Not every film can get an in-depth review, but that doesn’t mean we don’t have anything to say. Here are some more thoughts from screenings we attended.
The Autopsy of Jane Doe is the English-language feature debut of André Øvredal (who wrote and directed 2010’s Troll Hunter). Much like The Void (reviewed here), this film was a horror highlight at Fantastic Fest. Anchored by two incredibly strong performances by Brian Cox and Emile Hirsch, The Autopsy of Jane Doe keeps you on your toes with it’s twists and turns. Scares are a plenty as the two main characters perform an autopsy on an unknown women found half buried in the basement of a crime scene.
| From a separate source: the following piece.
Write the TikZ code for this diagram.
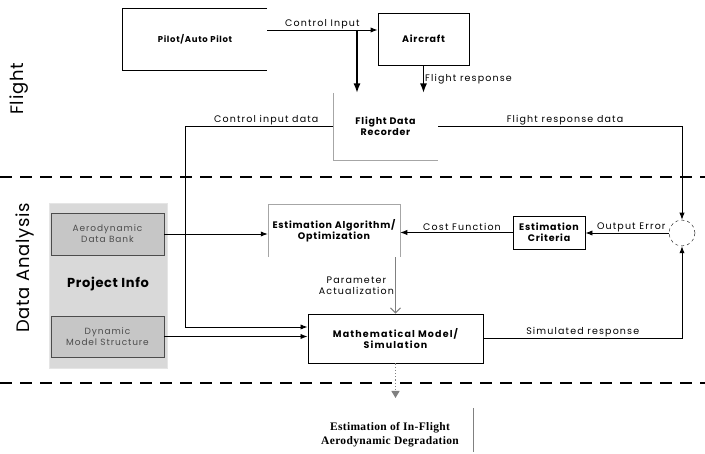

With each layer they peel back (figuratively and literally), the mystery grows as well as the danger in which they find themselves. My only criticism was the use of cheery song that signals something creepy about to happen. It feels uninspired and derivative, and took away from the otherwise exciting and fun scares that Øvredal has crafted here.
The Eyes of My Mother, a first-time effort from writer/director Nicolas Pesce, haunts and horrorifies with its stark black-and-white beauty. After Francisca witnesses her mother’s senseless murder at a young age, her life is irrevocably altered. Isolated on the farm where she grew up, she has her development stunted and redefined by her tragic past. Kika Magalhaes is a revelation with her performance Francisca. To call the performance cold and detached would be an understatement. Every expression and movement is practically inhuman, as though her character truly never had a point of reference for how people act. Over the course of the film, we watch Francisca attempt to rebuild her family. It has all the makings of a Jack Ketchum novel, but infused with class and sophistication that’ll leave viewers chilled.
The Invisible Guest is a new Spanish thriller from Orio Paulo that will ensure viewers in its puzzle. Businessman Adrian Doria (Mario Casas) is discovered in a locked hotel room with the body of his murdered lover Laura (Bárbara Lennie). He maintains he did not kill her, but there’s no way anyone else could have done it and left the room locked from the inside. Hours before he is due to be indicted for Laura’s murder, he walks through the events that lead the couple to the hotel room with top-notch defensive lawyer Virginia Goodman (Ana Wagener). Nothing is as it appears with twists coming a mile a minute. Paulo plays with expectations and smartly toys with the audience. As for the invisible guest, it’s no spoiler to say it’s the truth.